Batubara admits that the law regulating pornographic content in broadcast media, which ban the broadcasting of "obscene" shows, is vague. But he argues it would be better to tighten existing laws.
"Indonesia doesn't need an anti-pornography law. What we need is to deal with hard-core porn in the criminal code," he says.
Batubara and the press council urged the parliamentary commission which drafted the law to abandon it, and instead tighten existing laws, which would differentiate between hard-core pornography and adult entertainment.
"Children can be protected from soft-core stuff by limiting the timings of some programmes, which can be shown only after 11pm at night," he said.
Muslim legislators insist that the critics are overly worried about the proposed law, and that they will modify it to include viewpoints from across Indonesia.
"I don't agree with certain groups that are forcing the country to impose Arab values on other groups here"
"It's still in discussion. We will perfect it," said legislator Yusroh. A new draft of the law, which will focus on combating the distribution of pornographic materials, is due in May, says Yusroh.
Suwitri, the artist, has met the legislators backing the bill, and is not reassured. She says they have little idea how the law is biased against Indonesia's non-Muslim minorities and how it could be exploited.
"I think this is the way to open the door for Sharia law," she says, citing reports of police in Batam already patrolling the streets and asking women to cover up.
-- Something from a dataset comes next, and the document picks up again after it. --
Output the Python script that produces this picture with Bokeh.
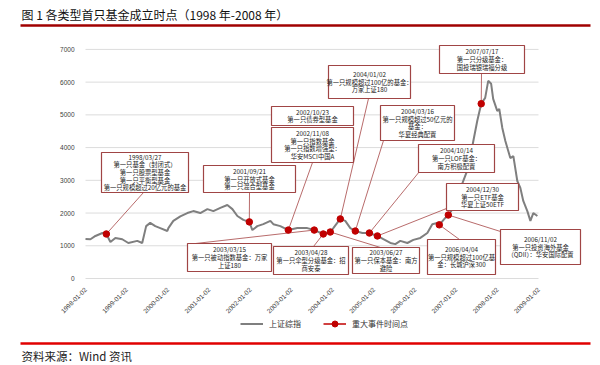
import math
import pandas as pd
from bokeh.plotting import figure
from bokeh.models import (Range1d, FixedTicker, DatetimeTickFormatter, Legend, LegendItem)
from bokeh.embed import file_html
from bokeh.resources import INLINE
from bokeh.core.properties import value

# ---------------- data ----------------
title_text = "图 1 各类型首只基金成立时点（1998 年-2008 年）"
source_text = "资料来源：Wind 资讯"

sse_dates = [
    "1998-01-02", "1998-02-15", "1998-03-31", "1998-06-01", "1998-07-06", "1998-08-11", "1998-09-24", "1998-11-24",
    "1999-01-17", "1999-04-06", "1999-05-20", "1999-06-24", "1999-07-30", "1999-09-13", "1999-10-27", "1999-12-29",
    "2000-01-07", "2000-02-20", "2000-04-22", "2000-06-23", "2000-08-15", "2000-10-16", "2000-12-18",
    "2001-02-09", "2001-04-12", "2001-06-13", "2001-07-28", "2001-09-10", "2001-11-02", "2001-12-25",
    "2002-01-21", "2002-03-06", "2002-04-28", "2002-06-30", "2002-07-26", "2002-09-26", "2002-12-06",
    "2003-02-24", "2003-05-23", "2003-07-24", "2003-10-12", "2003-12-13",
    "2004-01-09", "2004-02-13", "2004-03-11", "2004-04-24", "2004-06-08", "2004-07-22", "2004-09-23", "2004-11-24",
    "2005-02-03", "2005-03-28", "2005-05-29", "2005-07-12", "2005-08-25", "2005-10-27", "2005-12-19",
    "2006-02-19", "2006-04-22", "2006-06-05", "2006-07-19", "2006-08-06", "2006-09-28", "2006-10-25", "2006-12-08",
    "2007-01-22", "2007-03-07", "2007-04-20", "2007-06-04", "2007-07-09", "2007-08-13", "2007-09-17", "2007-10-14",
    "2007-11-09", "2007-11-27",
    "2008-01-02", "2008-01-20", "2008-02-16", "2008-03-14", "2008-04-27", "2008-05-24", "2008-06-28", "2008-07-25",
    "2008-08-20", "2008-09-25", "2008-10-22", "2008-11-17", "2008-12-23",
]
sse_close = [
    1208, 1200, 1300, 1390, 1360, 1116, 1240, 1200,
    1085, 1150, 1085, 1600, 1700, 1600, 1540, 1450,
    1540, 1760, 1900, 2000, 2060, 2000, 2120,
    2060, 2160, 2245, 2120, 1910, 1790, 1730,
    1480, 1600, 1660, 1760, 1660, 1600, 1480,
    1540, 1540, 1480, 1360, 1420,
    1540, 1700, 1820, 1760, 1540, 1450, 1390, 1390,
    1300, 1200, 1085, 1050, 1150, 1085, 1180,
    1240, 1390, 1660, 1700, 1640, 1850, 1940, 2150,
    2580, 2980, 3380, 4200, 4820, 5340, 5520, 6040,
    5950, 5490,
    5120, 5180, 4600, 4200, 3680, 3740, 2980, 2770,
    2370, 2060, 1760, 2000, 1910,
]

event_dates = ["1998-07-06", "2001-12-25", "2002-12-06", "2003-07-24", "2003-10-12", "2003-12-13",
               "2004-03-11", "2004-07-22", "2004-11-24", "2005-02-03", "2006-08-06", "2006-10-25", "2007-08-13"]
event_values = [1360, 1730, 1480, 1480, 1360, 1420, 1820, 1450, 1390, 1300, 1640, 1940, 5340]

note_dates = ["1998/03/27", "2001/09/21", "2002/10/23", "2002/11/08", "2003/03/15", "2003/04/28", "2003/06/27",
              "2004/01/02", "2004/03/16", "2004/10/14", "2004/12/30", "2006/04/04", "2006/11/02", "2007/07/17"]
note_texts = [
    ["第一只基金（封闭式）", "第一只股票型基金", "第一只平衡型基金", "第一只规模超过20亿元的基金"],
    ["第一只开放式基金", "第一只混合型基金"],
    ["第一只债券型基金"],
    ["第一只指数基金", "第一只指数增强型：", "华安MSCI中国A"],
    ["第一只被动指数基金：万家", "上证180"],
    ["第一只伞型分级基金：招", "商安泰"],
    ["第一只保本基金：南方", "避险"],
    ["第一只规模超过100亿的基金：", "万家上证180"],
    ["第一只规模超过50亿元的", "基金：", "华夏经典配置"],
    ["第一只LOF基金：", "南方积极配置"],
    ["第一只ETF基金", "华夏上证50ETF"],
    ["第一只规模超过100亿基", "金：长城沪深300"],
    ["第一只投资海外基金", "（QDII）：华安国际配置"],
    ["第一只分级基金：", "国投瑞银瑞福分级"],
]
note_event = [0, 1, None, 2, 3, 4, 5, 6, 7, 8, 9, 10, 11, 12]

y_ticks = [0, 1000, 2000, 3000, 4000, 5000, 6000, 7000]
x_tick_labels = ["1998-01-02", "1999-01-02", "2000-01-02", "2001-01-02", "2002-01-02", "2003-01-02",
                 "2004-01-02", "2005-01-02", "2006-01-02", "2007-01-02", "2008-01-02", "2009-01-02"]

legend_labels = ["上证综指", "重大事件时间点"]

# ---------------- layout (page pixels) ----------------
W, H = 600, 365
PLOT_L, PLOT_R, PLOT_T, PLOT_B = 85, 538, 44, 278   # where the chart area sits
Y_MAX = 7150
note_boxes = [(101, 152, 188, 192), (203, 165, 295, 192), (271, 106, 353, 125), (271, 127, 353, 162),
              (187, 243, 271, 271), (273, 246, 348, 274), (352, 247, 419, 273), (328, 65, 410, 98),
              (380, 105, 454, 140), (418, 144, 494, 172), (446, 183, 518, 210), (427, 239, 495, 274),
              (500, 229, 580, 264), (439, 45, 524, 73)]
note_anchor = [(143, 192), (249, 192), None, (312, 162), (195, 243), (313, 246), (380, 247), (368, 98),
               (383, 140), (419, 171), (446, 208), (459, 239), (500, 231), (481, 73)]

CJK = "Noto Sans CJK SC"


def ms(d):
    return pd.Timestamp(d).value / 1e6


X0 = ms(x_tick_labels[0])
X1 = ms(x_tick_labels[-1])


def px_x(px):
    return X0 + (px - PLOT_L) / (PLOT_R - PLOT_L) * (X1 - X0)


def px_y(py):
    return (PLOT_B - py) / (PLOT_B - PLOT_T) * Y_MAX


p = figure(width=W, height=H, x_axis_type="datetime",
           x_range=Range1d(px_x(0), px_x(W)), y_range=Range1d(px_y(H), px_y(0)),
           toolbar_location=None, output_backend="svg",
           min_border_left=0, min_border_right=0, min_border_top=0, min_border_bottom=0)
p.outline_line_color = None
p.xgrid.visible = False
p.ygrid.visible = False
p.background_fill_color = "white"

# horizontal grid lines, only across the chart area
p.segment(x0=[X0] * len(y_ticks), y0=y_ticks, x1=[X1] * len(y_ticks), y1=y_ticks,
          line_color="#DCDCDC", line_width=1)

p.yaxis.fixed_location = X0
p.yaxis.ticker = FixedTicker(ticks=y_ticks)
p.yaxis.axis_line_color = None
p.yaxis.major_tick_line_color = None
p.yaxis.minor_tick_line_color = None
p.yaxis.major_label_text_font = "Liberation Sans"
p.yaxis.major_label_text_font_size = "6.5px"
p.yaxis.major_label_text_color = "#404040"
p.yaxis.major_label_standoff = 5

x_ticks = [ms(t) for t in x_tick_labels]
p.xaxis.fixed_location = 0
p.xaxis.ticker = FixedTicker(ticks=x_ticks)
p.xaxis.formatter = DatetimeTickFormatter(years="%Y-%m-%d", months="%Y-%m-%d", days="%Y-%m-%d")
p.xaxis.major_label_orientation = math.pi / 4
p.xaxis.axis_line_color = None
p.xaxis.major_tick_line_color = None
p.xaxis.minor_tick_line_color = None
p.xaxis.major_label_text_font = "Liberation Sans"
p.xaxis.major_label_text_font_size = "6.5px"
p.xaxis.major_label_text_color = "#404040"
p.xaxis.major_label_standoff = 4

sx = [pd.Timestamp(d) for d in sse_dates]
ex = [pd.Timestamp(d) for d in event_dates]

line_r = p.line(sx, sse_close, line_color="#7F7F7F", line_width=2)

# leader lines from notes to event points
lx0, ly0, lx1, ly1 = [], [], [], []
for anc, ev in zip(note_anchor, note_event):
    if anc is None or ev is None:
        continue
    lx0.append(px_x(anc[0]))
    ly0.append(px_y(anc[1]))
    lx1.append(ms(event_dates[ev]))
    ly1.append(event_values[ev])
p.segment(x0=lx0, y0=ly0, x1=lx1, y1=ly1, line_color="#B05A5A", line_width=0.9)

ev_line = p.line(ex, event_values, line_color="#C00000", line_width=1.5, visible=False)
ev_dot = p.scatter(ex, event_values, size=6.5, fill_color="#C00000", line_color="#C00000")

# note boxes
LINE_H = 7.6
bl, br, bt, bb = [], [], [], []
tx, ty, tt = [], [], []
for d, texts, box in zip(note_dates, note_texts, note_boxes):
    x0, y0, x1, y1 = box
    bl.append(px_x(x0)); br.append(px_x(x1)); bt.append(px_y(y0)); bb.append(px_y(y1))
    lines = [d] + texts
    n = len(lines)
    cy = (y0 + y1) / 2
    cx = px_x((x0 + x1) / 2)
    for i, t in enumerate(lines):
        tx.append(cx)
        ty.append(px_y(cy + (i - (n - 1) / 2) * LINE_H))
        tt.append(t)
p.quad(left=bl, right=br, top=bt, bottom=bb, fill_color="white", line_color="#A04545", line_width=1.2)
p.text(x=tx, y=ty, text=tt, text_align="center", text_baseline="middle",
       text_font=value(CJK), text_font_size="6.3px", text_color="#222222")

# header / footer
p.text(x=[px_x(21)], y=[px_y(14)], text=[title_text], text_align="left", text_baseline="middle",
       text_font=value(CJK), text_font_size="12px", text_color="#111111")
p.segment(x0=[px_x(20)], y0=[px_y(25)], x1=[px_x(590)], y1=[px_y(25)], line_color="#A00000", line_width=2.4)
p.segment(x0=[px_x(20)], y0=[px_y(343)], x1=[px_x(590)], y1=[px_y(343)], line_color="#E00000", line_width=2.4)
p.text(x=[px_x(21)], y=[px_y(355)], text=[source_text], text_align="left", text_baseline="middle",
       text_font=value(CJK), text_font_size="11.5px", text_color="#222222")

legend = Legend(items=[LegendItem(label=legend_labels[0], renderers=[line_r]),
                       LegendItem(label=legend_labels[1], renderers=[ev_line, ev_dot])],
                orientation="horizontal", location=(240, H - 331),
                label_text_font=CJK, label_text_font_size="8px", label_text_color="#333333",
                glyph_width=23, glyph_height=15, spacing=22, label_standoff=6,
                border_line_color=None, background_fill_alpha=0, inactive_fill_alpha=0,
                padding=0, margin=0)
p.add_layout(legend, "center")

open("out.html", "w").write(file_html(p, INLINE))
Parliamentarians from the nationalist Democratic Party of Struggle (PDI-P), which enjoys the support of non-Muslims and traditional Javanese, also views the draft law with suspicion.
"I understand your case. I don't agree with certain groups that are forcing the country to impose Arab values on other groups here," legislator Eva Sundari from PDI-P told a recent parliamentary discussion.
Another legislator, Mustofa Bisri from Nahdlatul Ulama, Indonesia's largest Muslim organisation, has called for adequate debate and consultation on the issue.
He has also condemned Muslim groups pressuring parliament to pass the law, describing their action as "a manifestation of panic of Muslims who have no self-confidence".